6. Concluding Remarks

A pore-scale fractal model has been employed to study the transport process through porous material, and 2D numerical simulations have been also carried out on the Sierpinski carpet models by the finite element method. It has been found that the correlation between thermal conductivity and effective permeability follows an exponential function. They show a negative correlation with the change of the porosity of porous material, while they may indicate the positive correlation with invariable porosity and variable pore area fractal dimension. The gas diffusion coefficient positively correlated with the effective permeability of porous material, and they obey a power law function. The correlations between the transport properties of porous material are strongly dependent on the microstructures (i.e., porosity, fractal dimension and pore size range etc).

The proposed mapping relationship among the permeability, thermal conductivity and diffusivity can reveal the physical mechanisms of transport phenomenon in porous material, and this relationship can be also applied to predict the transport properties. For example, the thermal conductivity can be estimated from geophysical logs by the proposed correlation, since measuring thermal conductivity is generally difficult and time consuming.
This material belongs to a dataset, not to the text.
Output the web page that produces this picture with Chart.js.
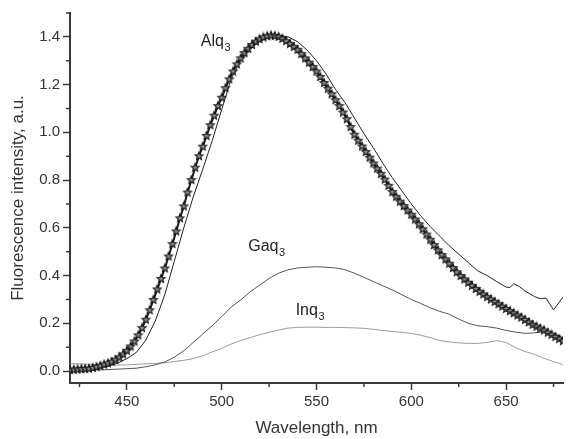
<!DOCTYPE html>
<html>
<head>
<meta charset="utf-8">
<script src="https://cdn.jsdelivr.net/npm/chart.js@4.4.1/dist/chart.umd.min.js"></script>
<style>
  html, body { margin: 0; padding: 0; background: #fff; }
</style>
</head>
<body>
<canvas id="chart" width="569" height="439"></canvas>
<script>
// wavelength grid of the starred Alq3 trace (nm)
const starNm = [
  420,422,424,426,428,430,432,434,436,438,
  440,442,444,446,448,450,452,454,456,458,
  460,462,464,466,468,470,472,474,476,478,
  480,482,484,486,488,490,492,494,496,498,
  500,502,504,506,508,510,512,514,516,518,
  520,522,524,526,528,530,532,534,536,538,
  540,542,544,546,548,550,552,554,556,558,
  560,562,564,566,568,570,572,574,576,578,
  580,582,584,586,588,590,592,594,596,598,
  600,602,604,606,608,610,612,614,616,618,
  620,622,624,626,628,630,632,634,636,638,
  640,642,644,646,648,650,652,654,656,658,
  660,662,664,666,668,670,672,674,676,678,
  680
];
const alqStar = [
  0.005,0.006,0.007,0.008,0.009,0.010,0.013,0.017,0.022,0.027,
  0.032,0.039,0.047,0.057,0.070,0.085,0.103,0.124,0.150,0.180,
  0.215,0.255,0.298,0.342,0.386,0.430,0.480,0.532,0.585,0.640,
  0.690,0.748,0.800,0.852,0.900,0.940,0.985,1.030,1.070,1.110,
  1.145,1.185,1.222,1.255,1.285,1.310,1.332,1.350,1.366,1.380,
  1.390,1.398,1.403,1.406,1.404,1.400,1.392,1.382,1.370,1.358,
  1.346,1.328,1.310,1.292,1.274,1.255,1.232,1.207,1.183,1.160,
  1.135,1.110,1.083,1.055,1.022,0.990,0.965,0.941,0.918,0.894,
  0.870,0.848,0.826,0.802,0.776,0.750,0.730,0.710,0.691,0.673,
  0.655,0.635,0.615,0.594,0.572,0.550,0.528,0.506,0.486,0.468,
  0.450,0.432,0.414,0.398,0.384,0.370,0.357,0.344,0.332,0.321,
  0.310,0.300,0.290,0.280,0.270,0.260,0.251,0.242,0.233,0.224,
  0.214,0.204,0.194,0.186,0.178,0.170,0.161,0.152,0.143,0.134,
  0.125
];

// thin Alq3 trace
const alqThinNm = [
  420,425,430,435,440,445,450,455,460,465,470,475,480,485,490,495,
  500,505,510,515,520,525,530,535,540,545,550,555,560,565,570,575,
  580,585,590,595,600,605,610,615,620,625,630,635,640,645,650,652,
  654,657,660,665,668,671,675,680
];
const alqThin = [
  0.005,0.006,0.008,0.012,0.020,0.033,0.052,0.078,0.130,0.210,0.320,0.460,0.600,0.730,0.845,0.965,
  1.095,1.225,1.300,1.350,1.380,1.400,1.405,1.400,1.380,1.345,1.300,1.245,1.180,1.125,1.060,0.995,
  0.935,0.870,0.810,0.755,0.700,0.650,0.605,0.565,0.525,0.490,0.455,0.420,0.400,0.375,0.352,0.350,
  0.366,0.354,0.335,0.312,0.303,0.306,0.256,0.310
];

// Gaq3 and Inq3 traces share a 5 nm grid
const lineNm = [
  420,425,430,435,440,445,450,455,460,465,470,475,480,485,490,495,
  500,505,510,515,520,525,530,535,540,545,550,555,560,565,570,575,
  580,585,590,595,600,605,610,615,620,625,630,635,640,645,650,655,
  660,665,670,675,680
];
const gaq = [
  0.002,0.003,0.004,0.005,0.006,0.008,0.010,0.012,0.018,0.026,0.038,0.058,0.085,0.120,0.155,0.190,
  0.228,0.268,0.298,0.332,0.360,0.388,0.410,0.424,0.432,0.435,0.437,0.435,0.432,0.425,0.410,0.393,
  0.375,0.357,0.340,0.320,0.300,0.283,0.265,0.250,0.238,0.218,0.200,0.190,0.186,0.180,0.170,0.163,
  0.158,0.160,0.165,0.158,0.140
];
const inq = [
  0.032,0.030,0.028,0.027,0.026,0.025,0.026,0.028,0.030,0.032,0.035,0.040,0.045,0.052,0.064,0.080,
  0.095,0.113,0.128,0.140,0.152,0.162,0.172,0.180,0.183,0.184,0.184,0.183,0.183,0.182,0.181,0.179,
  0.175,0.170,0.166,0.162,0.158,0.150,0.140,0.128,0.122,0.118,0.116,0.116,0.120,0.127,0.120,0.098,
  0.082,0.070,0.053,0.040,0.027
];

const xMajor = [450, 500, 550, 600, 650];
const xMinor = [425, 475, 525, 575, 625, 675];
const yMajor = [0.0, 0.2, 0.4, 0.6, 0.8, 1.0, 1.2, 1.4];
const yMinor = [0.1, 0.3, 0.5, 0.7, 0.9, 1.1, 1.3, 1.5];

const curveLabels = ['Alq', 'Gaq', 'Inq'];
const labelNm = [489, 514, 539];
const labelVal = [1.36, 0.505, 0.235];

const axisColor = '#3a3a3a';
const fontFamily = '"Liberation Sans", Arial, Helvetica, sans-serif';

function pts(xs, ys) {
  return xs.map((x, i) => ({ x, y: ys[i] }));
}

// open five-point star used as marker
function makeStar(r) {
  const size = Math.ceil(r * 2 + 3);
  const c = document.createElement('canvas');
  c.width = size; c.height = size;
  const g = c.getContext('2d');
  g.translate(size / 2, size / 2);
  g.beginPath();
  for (let i = 0; i < 10; i++) {
    const rad = i % 2 === 0 ? r : r * 0.45;
    const a = -Math.PI / 2 + i * Math.PI / 5;
    if (i === 0) g.moveTo(rad * Math.cos(a), rad * Math.sin(a));
    else g.lineTo(rad * Math.cos(a), rad * Math.sin(a));
  }
  g.closePath();
  g.fillStyle = '#8a8a8a';
  g.fill();
  g.strokeStyle = '#111';
  g.lineWidth = 1.1;
  g.stroke();
  return c;
}

const extras = {
  id: 'extras',
  afterDraw(chart) {
    const ctx = chart.ctx;
    const xs = chart.scales.x, ys = chart.scales.y;
    const area = chart.chartArea;
    ctx.save();
    ctx.strokeStyle = axisColor;
    ctx.lineWidth = 1.5;
    ctx.beginPath();
    xMinor.forEach(v => {
      const px = xs.getPixelForValue(v);
      ctx.moveTo(px, area.bottom);
      ctx.lineTo(px, area.bottom + 4);
    });
    yMinor.forEach(v => {
      const py = ys.getPixelForValue(v);
      ctx.moveTo(area.left, py);
      ctx.lineTo(area.left - 4, py);
    });
    ctx.stroke();

    ctx.fillStyle = '#222';
    ctx.textBaseline = 'alphabetic';
    curveLabels.forEach((name, i) => {
      const px = xs.getPixelForValue(labelNm[i]);
      const py = ys.getPixelForValue(labelVal[i]);
      ctx.font = '16px ' + fontFamily;
      ctx.fillText(name, px, py);
      const w = ctx.measureText(name).width;
      ctx.font = '11px ' + fontFamily;
      ctx.fillText('3', px + w + 0.5, py + 5);
    });
    ctx.restore();
  }
};

new Chart(document.getElementById('chart'), {
  type: 'line',
  data: {
    datasets: [
      {
        label: 'Alq3 (stars)',
        data: pts(starNm, alqStar),
        borderColor: '#1a1a1a',
        borderWidth: 2,
        pointStyle: makeStar(4.2),
        pointRadius: 4,
        tension: 0,
        order: 0
      },
      {
        label: 'Alq3',
        data: pts(alqThinNm, alqThin),
        borderColor: '#222',
        borderWidth: 1,
        pointRadius: 0,
        tension: 0,
        order: 1
      },
      {
        label: 'Gaq3',
        data: pts(lineNm, gaq),
        borderColor: '#555',
        borderWidth: 1,
        pointRadius: 0,
        tension: 0,
        order: 2
      },
      {
        label: 'Inq3',
        data: pts(lineNm, inq),
        borderColor: '#9a9a9a',
        borderWidth: 1,
        pointRadius: 0,
        tension: 0,
        order: 3
      }
    ]
  },
  options: {
    responsive: false,
    animation: false,
    layout: { padding: { top: 13, right: 0, left: 0, bottom: 0 } },
    plugins: { legend: { display: false }, tooltip: { enabled: false } },
    scales: {
      x: {
        type: 'linear',
        min: 420,
        max: 680,
        afterBuildTicks: s => { s.ticks = xMajor.map(v => ({ value: v })); },
        afterFit: s => { s.height = 56; },
        border: { display: true, color: axisColor, width: 2 },
        grid: { drawOnChartArea: false, drawTicks: true, tickLength: 7, tickWidth: 1.5, tickColor: axisColor },
        ticks: { color: '#333', padding: 3, font: { size: 15, family: fontFamily }, maxRotation: 0 },
        title: { display: true, text: 'Wavelength, nm', color: '#333', font: { size: 17, family: fontFamily }, padding: { top: 0, bottom: 0 } }
      },
      y: {
        type: 'linear',
        min: -0.05,
        max: 1.5,
        afterBuildTicks: s => { s.ticks = yMajor.map(v => ({ value: v })); },
        afterFit: s => { s.width = 70; },
        border: { display: true, color: axisColor, width: 2 },
        grid: { drawOnChartArea: false, drawTicks: true, tickLength: 7, tickWidth: 1.5, tickColor: axisColor },
        ticks: { color: '#333', padding: 3, font: { size: 15, family: fontFamily }, callback: v => v.toFixed(1) },
        title: { display: true, text: 'Fluorescence intensity, a.u.', color: '#333', font: { size: 17, family: fontFamily }, padding: { top: 8, bottom: 0 } }
      }
    }
  },
  plugins: [extras]
});
</script>
</body>
</html>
The present results may shed light on oil and gas resources, energy storage, carbon dioxide sequestration and storage, and fuel cell etc. However, it should be noted that the closed and non-communicative pores, variable cross-sectional area of capillary, contact thermal resistance etc. should be included in order to improve the prediction accuracy of the model.